Is there corroboration – for example, similar findings across different test methods? |
Independence | The diversity of the evidence, as well as the different tools and methods used to obtain it.
We typically collect multiple lines of evidence. To what extent could these different lines influence each other? |
User Defined Importance | The additional weighting placed upon certain types of evidence by legislation, standards or client preference.
For Human Factors, this relates to our ability to satisfy standards and/or guidance – for example that provided by a health authority or regulator. |
Figure 1: Nature of Evidence
Let’s take remote usability as an example. If we look at coverage, remote methods can provide for a greater catchment area – we can pull in an international cohort in ways that would not be possible with a facility-based study. On the other hand, task coverage may be limited – for example, we might not be able to test certain properties of a device when observational data is difficult to collect using a camera (or webcam).
Remote studies can also limit the extent to which we can create a proxy of the use environment – unless a facility is used, it may be hard to consider the relationship with other pieces of equipment. Remote studies might also offer less associated control – we can’t control or capture data in quite the same way as we are not in the room with the participant. This last point may also have an impact on the trustworthiness of the data – freedom from errors (as a result of the test method) might already be limited by testing away from the hospital context, but could be called into further question as a result of a video link of limited fidelity, for example.
Standard process requires us to understand interactions between users, the tools they use and the environments where they live and work.
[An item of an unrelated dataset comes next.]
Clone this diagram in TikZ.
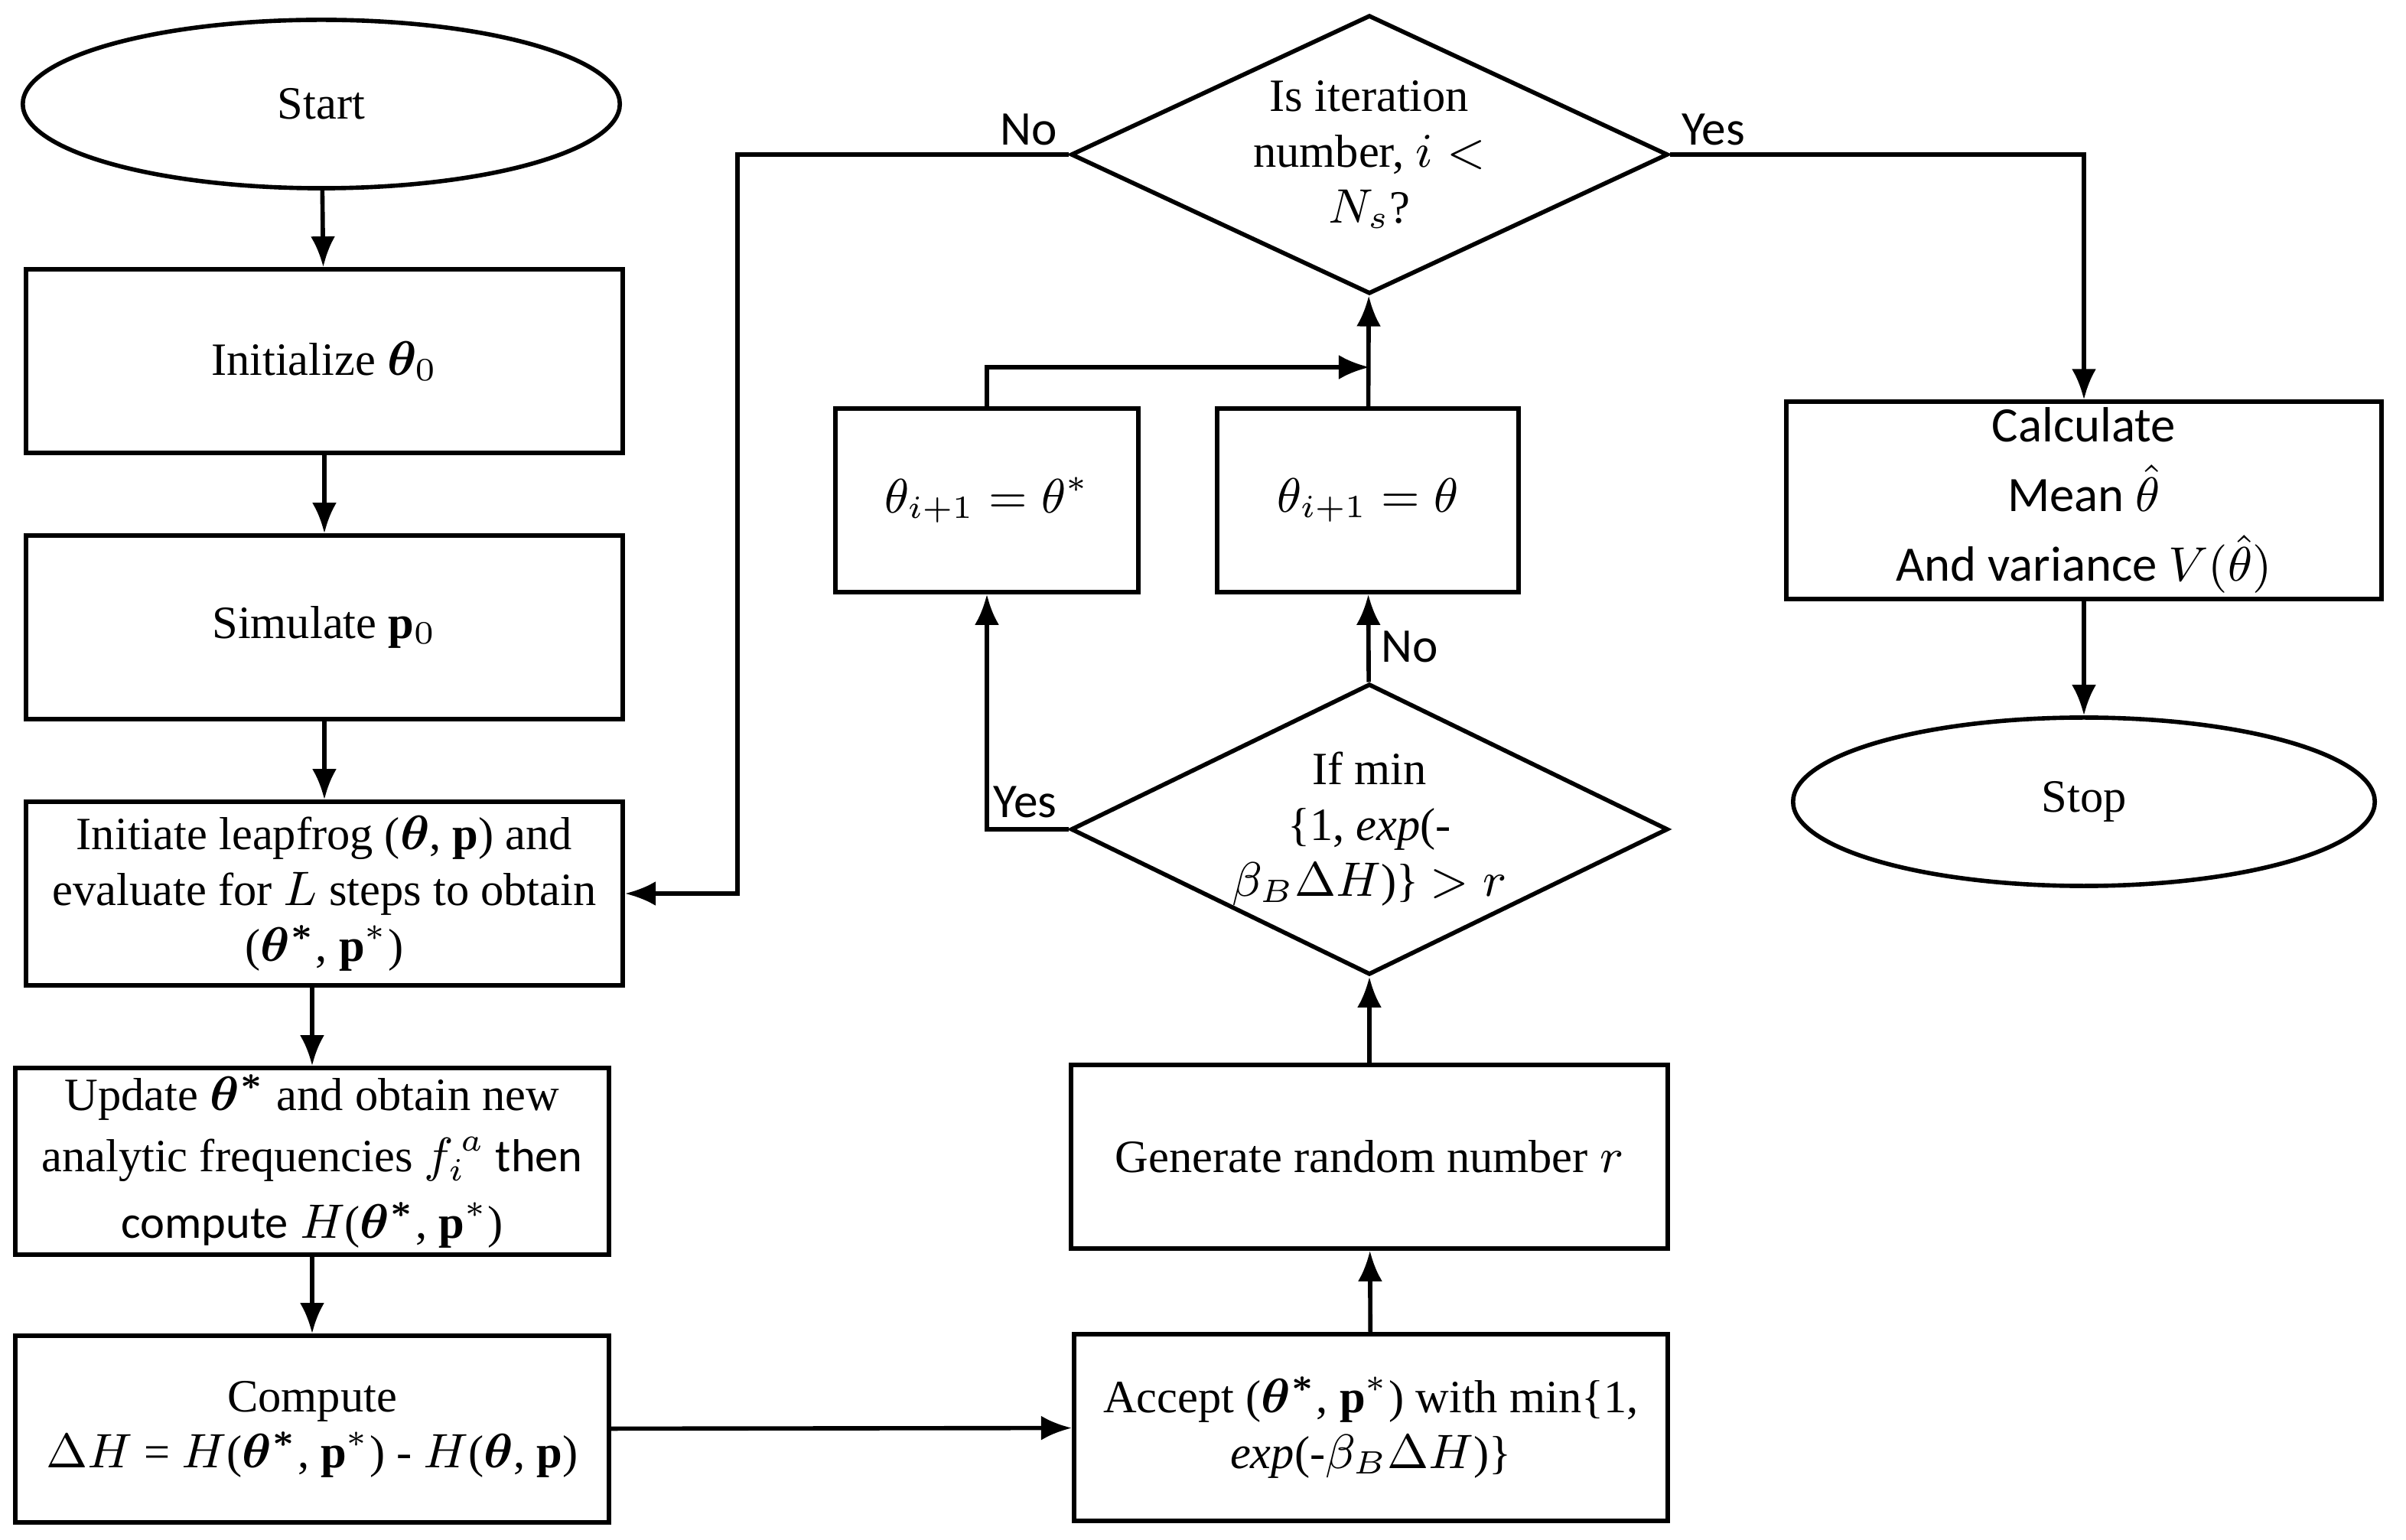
\documentclass[tikz,border=0pt]{standalone}
\usepackage{amsmath}
\usepackage{bm}
\usepackage{fontspec}
\setmainfont{Liberation Serif}
\newfontfamily\sansfnt{Carlito}
\usetikzlibrary{shapes.geometric,arrows.meta}
\tikzset{
	box/.style={draw,thick,minimum width=3.9cm,minimum height=1.2cm,align=center,inner sep=1pt},
	oval/.style={draw,thick,ellipse,minimum width=3.9cm,minimum height=1.1cm},
	dia/.style={draw,thick,diamond,aspect=2.05,minimum width=3.9cm,minimum height=1.9cm,align=center,inner sep=0pt},
	arr/.style={-{Latex[length=2mm,width=1.6mm]},thick},
	lbl/.style={font=\sansfnt\fontsize{9}{10}\selectfont,inner sep=2pt}
}
\begin{document}
\begin{tikzpicture}[x=0.01cm,y=-0.01cm,font=\fontsize{8.6}{10.4}\selectfont]
	\useasboundingbox (0,0) rectangle (1572.5,1006.5);
	\node[oval] (start) at (210,68) {Start};
	\node[box] (init) at (212,236) {Initialize $\bm{\theta}_0$};
	\node[box] (sim) at (212,410) {Simulate $\mathbf{p}_0$};
	\node[box] (leap) at (212,584) {Initiate leapfrog ($\bm{\theta}$, $\mathbf{p}$) and\\ evaluate for $L$ steps to obtain\\ ($\bm{\theta^*}$, $\mathbf{p^*}$)};
	\node[box,minimum width=3.88cm,minimum height=1.22cm] (upd) at (204,759) {Update $\bm{\theta^*}$ and obtain new\\[1pt] analytic frequencies {\sansfnt $f_i^{\,a}$ then}\\[2pt] {\sansfnt compute} $H$($\bm{\theta^*}$, $\mathbf{p^*}$)};
	\node[box,minimum width=3.88cm,minimum height=1.22cm] (comp) at (204,934) {Compute\\ $\Delta H$ = $H$($\bm{\theta^*}$, $\mathbf{p^*}$) - $H$($\bm{\theta}$, $\mathbf{p}$)};
	\node[box,minimum width=3.88cm,minimum height=1.22cm] (acc) at (896,933) {Accept ($\bm{\theta^*}$, $\mathbf{p^*}$) with min\{1,\\ \textit{exp}(-$\beta_B\Delta H$)\}};
	\node[box] (gen) at (895,756) {Generate random number $r$};
	\node[dia] (ifmin) at (895,542) {If min\\ \{1, \textit{exp}(-\\ $\beta_B\Delta H$)\} $>r$};
	\node[box,minimum width=1.97cm] (keep) at (894,327) {$\theta_{i+1} = \theta$};
	\node[box,minimum width=1.98cm] (take) at (645,327) {$\theta_{i+1} = \theta^*$};
	\node[dia,minimum height=1.82cm] (iter) at (895,101) {Is iteration\\ number, $i<$\\ $N_s$?};
	\node[box,minimum width=3.89cm,font=\sansfnt\fontsize{9.2}{13}\selectfont] (calc) at (1362,327) {Calculate\\ Mean $\hat{\theta}$\\ And variance $V(\hat{\theta})$};
	\node[oval,minimum width=3.8cm] (stop) at (1362,524) {Stop};
	\coordinate (join) at (895,240);
	\draw[arr] (start) -- (init);
	\draw[arr] (init) -- (sim);
	\draw[arr] (sim) -- (leap);
	\draw[arr] (204,644) -- (upd);
	\draw[arr] (upd) -- (comp);
	\draw[arr] (comp) -- (acc);
	\draw[arr] (acc) -- (gen);
	\draw[arr] (gen) -- (ifmin);
	\draw[arr] (ifmin) -- node[lbl,right,pos=0.4] {No} (keep);
	\draw[arr] (ifmin.west) -| (take.south);
	\node[lbl,above left] at (ifmin.west) {Yes};
	\draw[arr] (take.north) |- (join);
	\draw[arr] (keep) -- (iter);
	\draw[arr] (iter.west) -- (482,101) |- (leap.east);
	\node[lbl,above left,yshift=-0.5pt] at (iter.west) {No};
	\draw[arr] (iter.east) -| (calc.north);
	\node[lbl,above right,yshift=-0.5pt] at (iter.east) {Yes};
	\draw[arr] (calc) -- (stop);
\end{tikzpicture}
\end{document}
As healthcare innovators, we need to consider the usability of solutions that get introduced and mitigate the potential for use-related error. This is not a nice to have, but a recognised and mandated safety process that applies throughout the design and development of new solutions.
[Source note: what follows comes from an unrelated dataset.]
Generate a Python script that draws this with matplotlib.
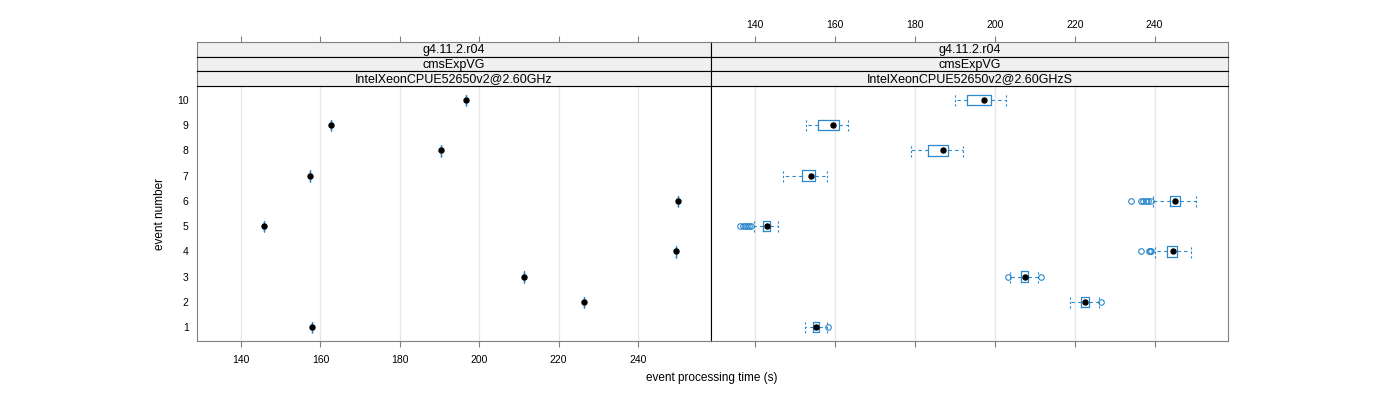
import numpy as np
import matplotlib
matplotlib.use("Agg")
import matplotlib.pyplot as plt

plt.rcParams['font.family'] = ['Liberation Sans', 'DejaVu Sans']

events = [1, 2, 3, 4, 5, 6, 7, 8, 9, 10]
strip_rows = ["g4.11.2.r04", "cmsExpVG"]
cpu_left = "IntelXeonCPUE52650v2@2.60GHz"
cpu_right = "IntelXeonCPUE52650v2@2.60GHzS"

# left panel: one run per event
left_vals = [157.9, 226.4, 211.3, 249.6, 145.8, 250.1, 157.4, 190.4, 162.7, 196.7]

# right panel: box stats per event (whisker lo, q1, median, q3, whisker hi)
r_lo  = [152.5, 218.8, 203.9, 240.1, 139.7, 239.6, 147.0, 178.9, 152.8, 190.0]
r_q1  = [154.5, 221.6, 206.5, 243.2, 142.0, 243.8, 151.8, 183.3, 155.6, 193.1]
r_med = [155.2, 222.7, 207.5, 244.6, 142.9, 245.0, 154.0, 186.9, 159.4, 197.3]
r_q3  = [155.9, 223.6, 208.3, 245.6, 143.6, 246.5, 155.0, 188.2, 160.9, 199.0]
r_hi  = [157.9, 226.1, 210.9, 249.2, 145.8, 250.4, 157.9, 192.0, 163.3, 202.7]
r_out = [[158.3], [226.7], [203.3, 211.5], [236.7, 238.5, 238.9, 239.2],
         [136.1, 136.8, 137.3, 137.8, 138.3, 138.8],
         [234.2, 236.6, 237.2, 237.8, 238.4, 239.0], [], [], [], []]

xticks = [140, 160, 180, 200, 220, 240]
xlim = (128.9, 258.4)
ylim = (0.45, 10.55)

blue = '#2a88cc'
gray = '#808080'

W, H = 1400, 400
fig = plt.figure(figsize=(14, 4), dpi=100)

def fx(px):
    return px / W

def fy(py):
    return 1 - py / H

panel_x = [(197, 711), (711, 1228)]
ptop, pbot = 86, 341
strip_edges = [42, 56.7, 71.3, 86]

left_stats = [dict(whislo=v, q1=v, med=v, q3=v, whishi=v, fliers=[]) for v in left_vals]
right_stats = [dict(whislo=a, q1=b, med=c, q3=d, whishi=e, fliers=f)
               for a, b, c, d, e, f in zip(r_lo, r_q1, r_med, r_q3, r_hi, r_out)]

for i, (x0, x1) in enumerate(panel_x):
    ax = fig.add_axes([fx(x0), fy(pbot), fx(x1 - x0), fy(ptop) - fy(pbot)])
    stats = left_stats if i == 0 else right_stats
    ax.bxp(stats, positions=events, orientation='horizontal', widths=0.42,
           capwidths=0.5, showfliers=True,
           boxprops=dict(color=blue, lw=0.9),
           whiskerprops=dict(color=blue, lw=0.8, ls=(0, (3, 3))),
           capprops=dict(color=blue, lw=0.8, ls=(0, (2, 2))),
           medianprops=dict(lw=0),
           flierprops=dict(marker='o', mfc='none', mec=blue, ms=4, mew=0.8))
    meds = [s['med'] for s in stats]
    ax.plot(meds, events, 'o', color='black', ms=3.6, zorder=5)
    ax.set_xlim(*xlim)
    ax.set_ylim(*ylim)
    ax.set_xticks(xticks)
    ax.grid(axis='x', color='#e6e6e6', lw=0.9, zorder=0)
    ax.set_axisbelow(True)
    ax.tick_params(axis='x', length=4, color=gray, labelsize=7.5, pad=6,
                   labelbottom=(i == 0))
    ax.set_yticks(events)
    if i == 0:
        ax.set_yticklabels([str(e) for e in events])
        ax.tick_params(axis='y', length=0, labelsize=7.5, pad=6)
        ax.set_ylabel("event number", fontsize=8.5, labelpad=8)
    else:
        ax.tick_params(axis='y', length=0, labelleft=False)
    for s in ax.spines.values():
        s.set_color(gray)
    if i == 0:
        ax.spines['right'].set_color('black')
    else:
        ax.spines['left'].set_color('black')

    labels = strip_rows + [cpu_left if i == 0 else cpu_right]
    for k in range(3):
        y_top, y_bot = strip_edges[k], strip_edges[k + 1]
        sax = fig.add_axes([fx(x0), fy(y_bot), fx(x1 - x0), fy(y_top) - fy(y_bot)])
        sax.set_facecolor('#f0f0f0')
        sax.set_xlim(*xlim)
        sax.set_ylim(0, 1)
        sax.set_yticks([])
        sax.text(0.5, 0.45, labels[k], transform=sax.transAxes, ha='center',
                 va='center', fontsize=9)
        for s in sax.spines.values():
            s.set_color('black')
            s.set_linewidth(0.8)
        sax.spines['left' if i == 0 else 'right'].set_color(gray)
        if k == 0:
            sax.spines['top'].set_color(gray)
            sax.set_xticks(xticks)
            sax.tick_params(axis='x', bottom=False, labelbottom=False, top=True,
                            labeltop=(i == 1), length=4, color=gray,
                            labelsize=7.5, pad=5)
        else:
            sax.set_xticks([])

fig.text(fx(712), fy(378), "event processing time (s)", ha='center', va='center', fontsize=8.5)

fig.savefig("out.png", dpi=100)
So, is the push towards remote usability testing allowing us to satisfy these objectives?
We would argue that with any change in methodology we need to consider what we are trying to achieve, why we are doing what we are doing, to which extent it is proven and to which extent it makes sense.
It is not good enough to simply collect evidence along the lines of what has occurred in the past, we need to reflect on the quality and suitability of that evidence as we look to the future. Post-COVID, two things have fundamentally changed; firstly, it has become harder (although not impossible) to collect certain types of evidence; secondly, the burden of evidence may have changed – for example, we may need to collect a higher standard of evidence in order to compensate for the increased pressure that the healthcare context has come under and the changes to the way in which healthcare occurs.
Our responsibility as innovators is therefore twofold – is the evidence we are collecting good evidence? Is the amount of detail and rigour proportionate to the current challenge? It could be that such considerations occurred during the move to remote methods but it may also be that the move itself was driven out of practicality, rather than best-practice.
Although the only organisations that can properly answer these questions are those that control the release of medical equipment onto the market – I would recommend a degree of caution in substituting what was previously physical testing (i.e. facility based simulated testing) with remote methods.
It is important that medical equipment is safe to use and makes it to market as quickly as possible, but we also need to make sure that the testing is done rigorously, following the highest standards of safety.
Ultimately, there is no doubt that remote usability testing opens up huge opportunities in healthcare innovation. To make the most of what it can offer, we must celebrate its advances but also, crucially, understand its limitations.